A cidade como descoberta do processo criativo



Por Alexandre Lucas* 

Descobrir a cidade, mergulhar na umidade dos espaços desconhecidos e na aridez do concreto e do asfalto, desconstruir os percursos e a cronologia das notícias oficiais, beber do subterrâneo dos anônimos e dos excluídos. Criar novos mapas da cidade a partir do afeto e das paisagens marcada pelas invisibilidades. 

Dialogar com o estranho e as suas estranhezas. Caminhar sem percursos traçados.  Perceber a urbanização e repensar a partir da utopia. Ver a cidade para além do visível, anotar os seus contrastes e desenhar os seus tumores urbanísticos. Descobrir a arquitetura, a urbanização e a arte, sem os arquitetos, urbanistas e artistas, sem as bulas e os relatórios, frios e distantes dos sorrisos e das dores, mas sem também desprezar a sapiência dos arquitetos, urbanistas e artistas e rasgar a pesquisa.

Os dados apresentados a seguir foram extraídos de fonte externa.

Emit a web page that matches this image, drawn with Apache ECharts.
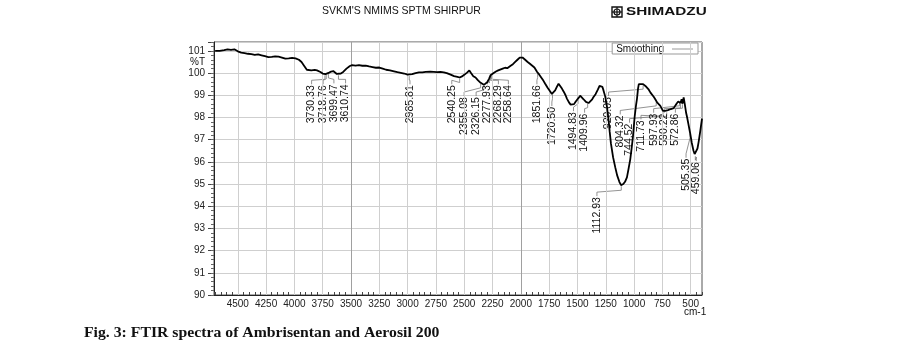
<!DOCTYPE html>
<html><head><meta charset="utf-8">
<script src="https://cdn.jsdelivr.net/npm/echarts@6/dist/echarts.min.js"></script>
<style>html,body{margin:0;padding:0;background:#fff}#c{width:903px;height:348px}</style>
</head><body><div id="c"></div>
<script>
// ---- data ----
const wavenumbers = [4700,4660,4620,4590,4560,4530,4500,4470,4440,4410,4380,4350,4320,4290,4260,4230,4200,4170,4140,4110,4080,4050,4020,3990,3960,3937,3910,3890,3878,3850,3820,3800,3770,3750,3740,3725,3710,3693,3675,3657,3640,3625,3613,3590,3569,3540,3510,3490,3460,3430,3400,3370,3340,3310,3280,3250,3220,3190,3156,3120,3090,3060,3030,3000,2986,2960,2930,2900,2870,2840,2800,2770,2740,2710,2680,2654,2620,2590,2560,2540,2520,2500,2475,2455,2440,2420,2400,2380,2355,2340,2326,2310,2295,2280,2268,2258,2240,2220,2200,2183,2160,2140,2120,2110,2090,2070,2050,2030,2010,2000,1985,1962,1940,1920,1903,1880,1856,1840,1820,1800,1785,1765,1745,1726,1710,1697,1680,1667,1655,1637,1620,1605,1593,1575,1560,1544,1530,1515,1500,1490,1476,1460,1446,1425,1402,1385,1370,1358,1340,1320,1305,1295,1280,1270,1255,1239,1225,1215,1204,1185,1166,1150,1130,1115,1107,1095,1080,1063,1050,1034,1022,1010,995,984,974,965,958,950,940,930,920,910,900,886,870,855,841,825,810,797,780,768,755,745,739,725,711,700,690,675,660,650,640,625,610,600,590,580,572,562,552,540,532,520,505,490,475,465,459,450,440,430,415,400];
const transmittance = [101.0,101.0,101.03,101.07,101.05,101.07,100.98,100.92,100.9,100.87,100.85,100.82,100.84,100.8,100.76,100.72,100.73,100.75,100.74,100.7,100.65,100.66,100.68,100.66,100.6,100.5,100.3,100.15,100.08,100.12,100.14,100.12,100.05,99.98,99.93,99.95,99.98,100.02,100.07,100.09,100.03,99.96,99.94,99.98,100.05,100.2,100.32,100.36,100.34,100.36,100.33,100.34,100.3,100.27,100.24,100.25,100.2,100.15,100.12,100.08,100.04,100.01,99.98,99.93,99.91,99.95,100.0,100.03,100.03,100.05,100.06,100.05,100.04,100.05,100.03,100.0,99.93,99.86,99.83,99.8,99.85,99.92,100.02,100.12,100.0,99.86,99.8,99.68,99.56,99.5,99.47,99.52,99.6,99.75,99.9,99.95,100.0,100.07,100.12,100.18,100.2,100.24,100.22,100.26,100.33,100.4,100.5,100.6,100.7,100.75,100.7,100.6,100.5,100.42,100.35,100.25,100.05,99.95,99.8,99.65,99.52,99.35,99.2,99.06,99.12,99.22,99.4,99.52,99.46,99.3,99.15,99.0,98.85,98.68,98.58,98.52,98.6,98.72,98.8,98.88,98.98,98.9,98.82,98.7,98.65,98.72,98.82,98.92,99.05,99.25,99.42,99.45,99.38,99.22,98.95,98.47,97.87,97.35,96.82,96.2,95.75,95.4,95.1,94.95,94.93,95.0,95.1,95.3,95.65,96.1,96.6,97.12,98.02,98.5,98.85,99.3,99.5,99.54,99.5,99.55,99.5,99.45,99.42,99.35,99.25,99.12,99.05,98.92,98.8,98.68,98.62,98.52,98.4,98.3,98.24,98.3,98.27,98.33,98.3,98.38,98.36,98.42,98.5,98.62,98.72,98.78,98.65,98.82,98.62,98.9,98.6,98.2,98.02,97.7,97.3,96.85,96.5,96.35,96.3,96.4,96.6,96.89,97.4,97.95];
const xTickLabels = [4500,4250,4000,3750,3500,3250,3000,2750,2500,2250,2000,1750,1500,1250,1000,750,500];
const yTickLabels = [90,91,92,93,94,95,96,97,98,99,100,101];
const peakLabels = ['3730.33','3718.76','3699.47','3610.74','2985.81','2540.25','2355.08','2326.15','2277.93','2268.29','2258.64','1851.66','1720.50','1494.83','1409.96','1112.93','920.05','804.32','744.52','711.73','597.93','590.22','572.86','505.35','459.06'];
const peakWavenumbers = [3730.33,3718.76,3699.47,3610.74,2985.81,2540.25,2355.08,2326.15,2277.93,2268.29,2258.64,1851.66,1720.50,1494.83,1409.96,1112.93,920.05,804.32,744.52,711.73,597.93,590.22,572.86,505.35,459.06];
const seriesName = 'Smoothing';
const titleText = "SVKM'S NMIMS SPTM SHIRPUR";
const brandText = 'SHIMADZU';
const yUnitText = '%T';
const xUnitText = 'cm-1';
const captionText = 'Fig. 3: FTIR spectra of Ambrisentan and Aerosil 200';

// ---- layout (label anchor = top end of each rotated peak label, in axis units) ----
const peakLabelAnchors = [[3848,99.45],[3746,99.45],[3651,99.49],[3548,99.49],[2979,99.45],[2610,99.45],[2501,98.92],[2395,98.92],[2295,99.45],[2198,99.45],[2110,99.45],[1858,99.45],[1726,98.47],[1535,98.24],[1437,98.17],[1328,94.41],[1225,98.92],[1122,98.09],[1040,97.72],[939,97.87],[827,98.17],[733,98.17],[635,98.17],[541,96.14],[450,95.99]];

function interpT(w){
  for(let i=0;i<wavenumbers.length-1;i++){
    const a=wavenumbers[i], b=wavenumbers[i+1];
    if(w<=a && w>=b){const t=(a-w)/(a-b);return transmittance[i]+(transmittance[i+1]-transmittance[i])*t;}
  }
  return transmittance[transmittance.length-1];
}

const FONT = '"Liberation Sans", Arial, sans-serif';
const chart = echarts.init(document.getElementById('c'), null, {renderer:'canvas'});
const curve = wavenumbers.map((w,i)=>[w, transmittance[i]]);
const peakData = peakWavenumbers.map((w,i)=>[w, interpT(w), peakLabelAnchors[i][0], peakLabelAnchors[i][1], i]);
const darkGrid = [3500, 2000];

chart.setOption({
  animation:false,
  backgroundColor:'#fff',
  grid:{left:214, right:201, top:42, bottom:53, show:true, borderColor:'#555', borderWidth:1, backgroundColor:'transparent'},
  legend:{
    data:[{name:seriesName, icon:'rect'}],
    right:205, top:43, align:'right', itemWidth:21, itemHeight:1,
    itemStyle:{color:'#999'},
    padding:[1,5,0,4], backgroundColor:'#fff', borderColor:'#999', borderWidth:1, borderRadius:0,
    textStyle:{fontFamily:FONT, fontSize:10, color:'#111', padding:[0,3,0,0]}, selectedMode:false
  },
  xAxis:{
    type:'value', inverse:true, min:400, max:4710, interval:50,
    axisLine:{show:true, onZero:false, lineStyle:{color:'#222', width:1}},
    axisTick:{show:true, inside:true, length:3, lineStyle:{color:'#444'}},
    axisLabel:{fontFamily:FONT, fontSize:10, color:'#222', margin:4,
      formatter:v=> xTickLabels.indexOf(v)>=0 ? String(v) : ''},
    splitLine:{show:false}
  },
  yAxis:[{
    type:'value', min:90, max:101.4, interval:1,
    axisLine:{show:true, onZero:false, lineStyle:{color:'#222', width:1}},
    axisTick:{show:true, length:6, lineStyle:{color:'#444'}},
    axisLabel:{fontFamily:FONT, fontSize:10, color:'#222', margin:9,
      formatter:v=> yTickLabels.indexOf(Math.round(v*1000)/1000)>=0 ? String(Math.round(v)) : ''},
    splitLine:{show:true, lineStyle:{color:'#cfcfcf', width:1}}
  },{
    type:'value', min:90, max:101.4, interval:0.2, position:'left',
    axisLine:{show:false}, axisTick:{show:true, length:3, lineStyle:{color:'#666'}},
    axisLabel:{show:false}, splitLine:{show:false}
  }],
  series:[
    {type:'line', name:'_grid', data:[], z:1, silent:true, symbol:'none',
      markLine:{silent:true, symbol:'none', animation:false, label:{show:false},
        data:xTickLabels.map(v=>({xAxis:v, lineStyle:{color: darkGrid.indexOf(v)>=0 ? '#a0a0a0' : '#cfcfcf', width:1, type:'solid'}}))}},
    {type:'line', name:seriesName, data:curve, symbol:'none', z:5,
      lineStyle:{color:'#000', width:1.8}, itemStyle:{color:'#000'}},
    {type:'custom', name:'_peaks', data:peakData, z:4, silent:true,
      renderItem:(params, api)=>{
        const pc = api.coord([api.value(0), api.value(1)]);
        const lc = api.coord([api.value(2), api.value(3)]);
        const txt = peakLabels[api.value(4)];
        return {type:'group', children:[
          {type:'polyline', shape:{points:[[pc[0],pc[1]+1],[pc[0],pc[1]+5],[lc[0],lc[1]-5],[lc[0],lc[1]-1]]},
            style:{stroke:'#777', lineWidth:0.8, fill:null}},
          {type:'text', x:lc[0], y:lc[1], rotation:Math.PI/2,
            style:{text:txt, font:'10.5px '+FONT, fill:'#111', align:'right', verticalAlign:'middle'}}
        ]};
      }}
  ],
  graphic:[
    {type:'text', x:322, y:11, style:{text:titleText, font:'10.5px '+FONT, fill:'#111', align:'left', verticalAlign:'middle'}},
    {type:'rect', shape:{x:612, y:7, width:10, height:10}, style:{fill:'#fff', stroke:'#111', lineWidth:1.4}},
    {type:'circle', shape:{cx:617, cy:12, r:3}, style:{fill:'none', stroke:'#111', lineWidth:1.2}},
    {type:'line', shape:{x1:612, y1:12, x2:622, y2:12}, style:{stroke:'#111', lineWidth:1.2}},
    {type:'line', shape:{x1:617, y1:7, x2:617, y2:17}, style:{stroke:'#111', lineWidth:1.2}},
    {type:'text', x:626, y:12, scaleX:1.39, style:{text:brandText, font:'bold 11px '+FONT, fill:'#111', align:'left', verticalAlign:'middle'}},
    {type:'text', x:190, y:62, style:{text:yUnitText, font:'10px '+FONT, fill:'#111', align:'left', verticalAlign:'middle'}},
    {type:'text', x:684, y:312, style:{text:xUnitText, font:'10px '+FONT, fill:'#111', align:'left', verticalAlign:'middle'}},
    {type:'text', x:84, y:333, scaleX:1.05, style:{text:captionText, font:'bold 15px "Liberation Serif", "Times New Roman", serif', fill:'#111', align:'left', verticalAlign:'middle'}}
  ]
});
</script></body></html>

Traçar linhas imaginárias e tecer costuras nas asperezas urbanísticas pode possibilitar repensar caminhos e as caminhadas.    

Imergir na cidade é redescobri-la e ao mesmo tempo se desvendar dos condomínios, das franquias, dos shoppings center, da padronização, dos veículos de comunicação de massa, da natureza industrializada, da descaracterização das identidades culturais.

É perceber o fluxo do capital, onde ele inunda e desaparece. 

À deriva na cidade, é ativamento de percepções, é entrar num labirinto para decifrá-lo e ressignificar a partir da relação psíquica e espacial. O contexto e o contato têm temperatura, textura, sonoridade, movimento, velocidade, particularidade. Esses elementos servem para ampliar o imaginário e o repertório simbólico essencial para a produção estética e artística. 

A cidade é dispositivo para instigar o processo criativo. No seu tecido social expõe e guarda diversos textos com profundidade poética e social, recheados de memórias, paisagens culturais, conflitos, territórios, lugares e múltiplas narrativas. 

É o corpo político que atravessa a cidade e que ao mesmo tempo é atravessado pela mesma cidade, num processo permanente e dialético de construção e reconstrução do olhar.   

À deriva é uma possibilidade de construir mosaicos para pensar simbolicamente a vida e a cidade. Entretanto, ela é incapaz ir às raízes para entender a complexidade e a profundidade da cidade na contemporaneidade, dentro da sua dinâmica e produção do espaço urbano indissociável da relação com modo de produção e da luta de classes.   

*Pedagogo, integrante do Coletivo Camaradas e atual presidente do Conselho Municipal de Políticas Culturais do Crato/CE.